Anyway This week I created a rudimentary objective indicator system and implemented basic tutorial dialogs. Since this is essentially the last sprint I doubt I’ll get the chance to go back and refine these systems I’ve implemented in this final stretch. At least, not for a while. This is definitely a project I’d like to come back to and polish up; but it’ll be nice to take a bit of a break. It’s been an all-consuming part of my life for a few too many all-nighters. I’ll be publishing a full postmortem in the coming weeks. As of right now I’m gonna get some much needed sleep
Sorry For the Delay on this one! Crunchtime can make it hard to find time to write these dang entries.

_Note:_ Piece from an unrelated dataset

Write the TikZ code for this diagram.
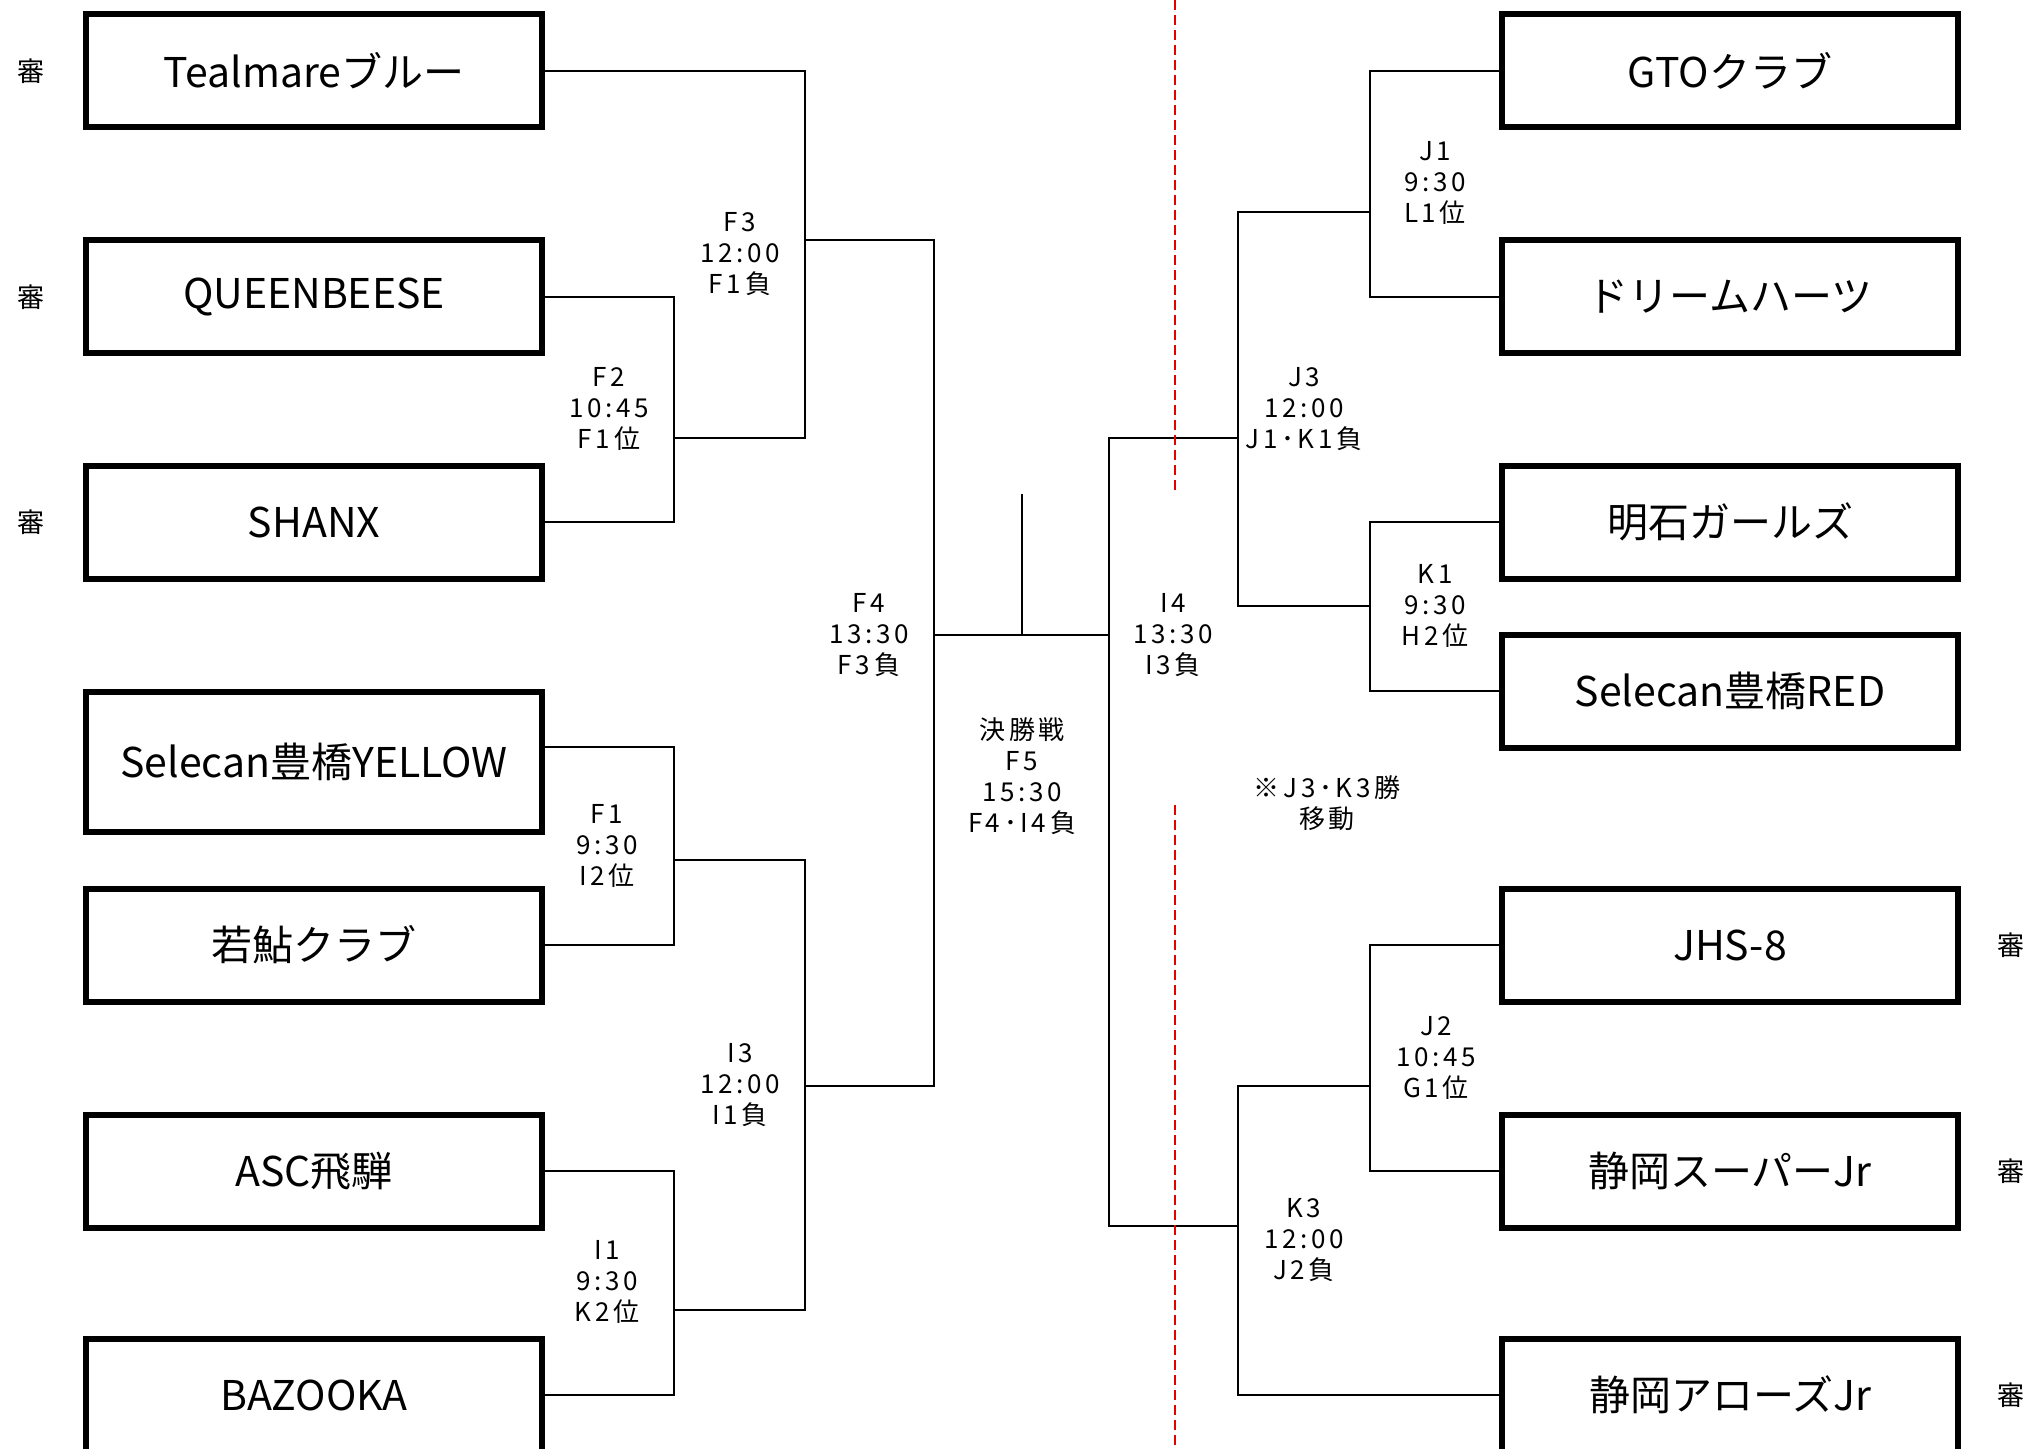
\documentclass[tikz,border=0pt]{standalone}
\usepackage{fontspec}
\setmainfont{Noto Sans CJK JP}
\newfontfamily\lab[LetterSpace=14]{Noto Sans CJK JP}
\begin{document}
\begin{tikzpicture}[x=0.5pt,y=-0.5pt,
  team/.style={draw, line width=3pt, minimum width=228pt, minimum height=56.5pt, inner sep=0pt, font=\fontsize{20.5}{24}\selectfont},
  lbl/.style={align=center, inner sep=0pt, font=\lab\fontsize{13}{15.5}\selectfont},
  conn/.style={line width=1.3pt},
  refe/.style={inner sep=0pt, font=\fontsize{13.5}{16}\selectfont},
  divider/.style={red!90!black, line width=0.9pt, dash pattern=on 5pt off 2.5pt}]
\useasboundingbox (0,0) rectangle (2033,1449);
\clip (0,0) rectangle (2033,1449);
\fill[white] (0,0) rectangle (2033,1449);

% junctions
\coordinate (F2) at (674,438);
\coordinate (F3) at (805,240);
\coordinate (F1) at (674,860);
\coordinate (I1) at (674,1310);
\coordinate (I3) at (805,1086);
\coordinate (F4) at (934,635);
\coordinate (I4) at (1109,635);
\coordinate (F5) at (1022,494);
\coordinate (J1) at (1370,212);
\coordinate (K1) at (1370,606);
\coordinate (J3) at (1238,438);
\coordinate (J2) at (1370,1086);
\coordinate (K3) at (1238,1226);
\coordinate (rA) at (1175,0);
\coordinate (rB) at (1175,494);
\coordinate (rC) at (1175,805);
\coordinate (rD) at (1175,1449);

% teams left
\node[team] (t1) at (314,71) {Tealmareブルー};
\node[team] (t2) at (314,297) {QUEENBEESE};
\node[team] (t3) at (314,522) {SHANX};
\node[team, minimum height=70pt] (t4) at (314,762) {Selecan豊橋YELLOW};
\node[team] (t5) at (314,945) {若鮎クラブ};
\node[team] (t6) at (314,1171) {ASC飛騨};
\node[team] (t7) at (314,1395) {BAZOOKA};
% teams right
\node[team] (r1) at (1730,71) {GTOクラブ};
\node[team] (r2) at (1730,297) {ドリームハーツ};
\node[team] (r3) at (1730,522) {明石ガールズ};
\node[team] (r4) at (1730,691) {Selecan豊橋RED};
\node[team] (r5) at (1730,945) {JHS-8};
\node[team] (r6) at (1730,1171) {静岡スーパーJr};
\node[team] (r7) at (1730,1395) {静岡アローズJr};

% referee marks
\node[refe] (s1) at (31,71) {審};
\node[refe] (s2) at (31,297) {審};
\node[refe] (s3) at (31,522) {審};
\node[refe] (s4) at (2011,945) {審};
\node[refe] (s5) at (2011,1171) {審};
\node[refe] (s6) at (2011,1395) {審};

% connectors left
\draw[conn] (t1.east) -| (F3);
\draw[conn] (t2.east) -| (F2);
\draw[conn] (t3.east) -| (F2);
\draw[conn] (F2) -| (F3);
\draw[conn] ([yshift=7.5pt]t4.east) -| (F1);
\draw[conn] (t5.east) -| (F1);
\draw[conn] (t6.east) -| (I1);
\draw[conn] (t7.east) -| (I1);
\draw[conn] (F1) -| (I3);
\draw[conn] (I1) -| (I3);
\draw[conn] (F3) -| (F4);
\draw[conn] (I3) -| (F4);
\draw[conn] (F4) -- (I4);
\draw[conn] (F5) -- (F5 |- F4);
% connectors right
\draw[conn] (r1.west) -| (J1);
\draw[conn] (r2.west) -| (J1);
\draw[conn] (r3.west) -| (K1);
\draw[conn] (r4.west) -| (K1);
\draw[conn] (r5.west) -| (J2);
\draw[conn] (r6.west) -| (J2);
\draw[conn] (r7.west) -| (K3);
\draw[conn] (J1) -| (J3);
\draw[conn] (K1) -| (J3);
\draw[conn] (J2) -| (K3);
\draw[conn] (J3) -| (I4);
\draw[conn] (K3) -| (I4);

% divider
\draw[divider] (rA) -- (rB);
\draw[divider] (rC) -- (rD);

% match labels
\node[lbl] (lF3) at (740,254) {F3\\12:00\\F1負};
\node[lbl] (lF2) at (609,409) {F2\\10:45\\F1位};
\node[lbl] (lF4) at (869,635) {F4\\13:30\\F3負};
\node[lbl] (lF1) at (607,846) {F1\\9:30\\I2位};
\node[lbl] (lI3) at (740,1085) {I3\\12:00\\I1負};
\node[lbl] (lI1) at (607,1282) {I1\\9:30\\K2位};
\node[lbl] (lF5) at (1022,776) {決勝戦\\F5\\15:30\\F4･I4負};
\node[lbl] (lI4) at (1173,635) {I4\\13:30\\I3負};
\node[lbl] (lJ1) at (1435,183) {J1\\9:30\\L1位};
\node[lbl] (lJ3) at (1304,409) {J3\\12:00\\J1･K1負};
\node[lbl] (lK1) at (1435,606) {K1\\9:30\\H2位};
\node[lbl] (lnote) at (1327,803) {※J3･K3勝\\移動};
\node[lbl] (lJ2) at (1436,1058) {J2\\10:45\\G1位};
\node[lbl] (lK3) at (1304,1240) {K3\\12:00\\J2負};
\end{tikzpicture}
\end{document}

Anyway I wanted to detail another major mechanic of A Belly of the Beast: Bullets! Or rather Antibodies. A core part of the game is the usage of the first person movement mechanics to avoid and contend with a large number of onscreen dangers at once. In order to highlight and make the most of the high-agility nature of the movement system, which is by far the most polished and best feeling part of the game. The second reason the team settled on this for our combat system, was because we dont have a classically trained programmer on board the team. In fact our team is made up of just 2 game design majors and 2 game art majors. Since I was the member of the team with the most programming experience, and best working knowledge of the engine, I’ve been pulling double duty as both designer and programmer for the game. Because of that, I wanted to make sure The system I designed was also something I could realistically Implement given the scope of the project and structure of the team. So instead of having a small variety of “intelligent” reactive enemies, I thought that using a large number of very simple enemies could also be challenging and exciting. I looked to bullet hell games, and their use of complex patterns. Now, I’m very bad at bullet hell games, and I didn’t want to emulate the frustrating difficulty. I wanted the player to feel incredibly empowered, but frantic. This led to, as you’ve probably guessed if you, the turret system. But the Turrets needed to fire bullets. And that led to the bullet class. The bullet class is probably the worst coded piece of the game. I should have buckled down and build a manager class, among other things, but by the time I started realizing my mistakes, the project was to far along so I had to hack together a solution, and make each individual bullet as streamlined as I possibly could, while guarenteeing garbage collection wouldn’t miss them. My results were, mixed, to say the least, but overall I’m pleased that I managed to squeeze as many possible frames out of it as i could in the time.
There are two main types of “bullets” homing ones, that have been demonstrated previously, and linear bullets, or bullets that just fly in one direction untill they hit a thing. I got them both working, and If it wasnt almost 10:20 I’d upload some gifs of them but I cant right now so mayber laterr.